Roberts joined Bolt, Beranek and Newman to start the first commercial packet data network open to the public, Telenet. It seems odd now, but until then, no one had considered charging consumers for use of a computer network. In 1979, Telenet was sold to a company that would ultimately become the telecom giant Sprint.
Why, you may ask, have you never heard of Larry Roberts if he was so influential in developing and implementing technologies still in use five decades later?
First of all, no single person is the “mother” or “father” or the internet. Hundreds of people contributed to its emergence, even in the early years. Second, we unfortunately often confuse achievements with likability and communication skills.
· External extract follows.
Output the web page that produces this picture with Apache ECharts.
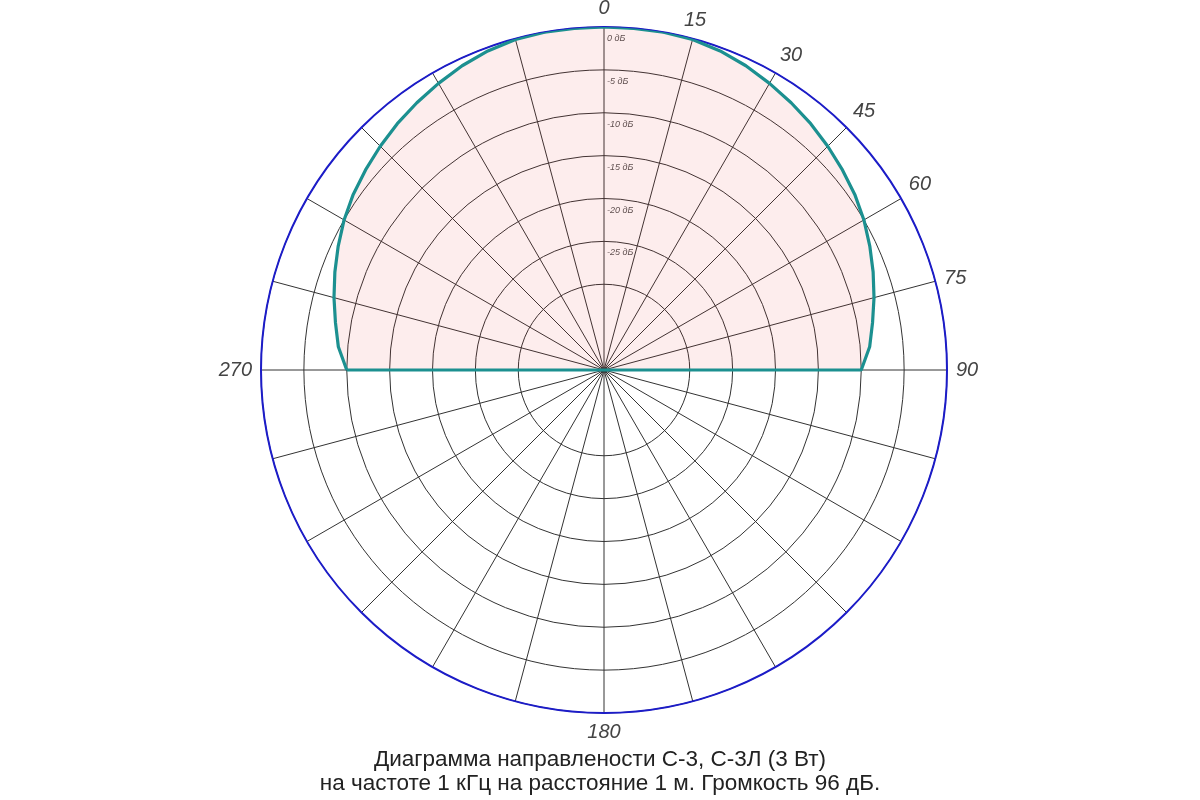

The people lauded in the media as internet “fathers,” such as Vint Cerf, Leonard Kleinrock, and Tim Berners-Lee, have all made invaluable contributions. But they’re also excellent storytellers and charming personalities. The soft-spoken Larry Roberts and his stern demeanor didn’t work well on TV, and he spoke in technical facts rather than sound bites. But Roberts, driven by his credo of faster knowledge sharing for civilization’s sake, did more than anyone else to get the job done. Where others theorized, Roberts executed.
Like that time during the ARPANET design phase when he built a card-counting mechanism into a cast and, pretending to have a broken arm, went to Las Vegas with Leonard Kleinrock. The pair were determined to beat the house at as many casinos as possible. Instead, they got banned from several establishments.
As always, the resistance to Larry Roberts’ system arose because the system actually worked.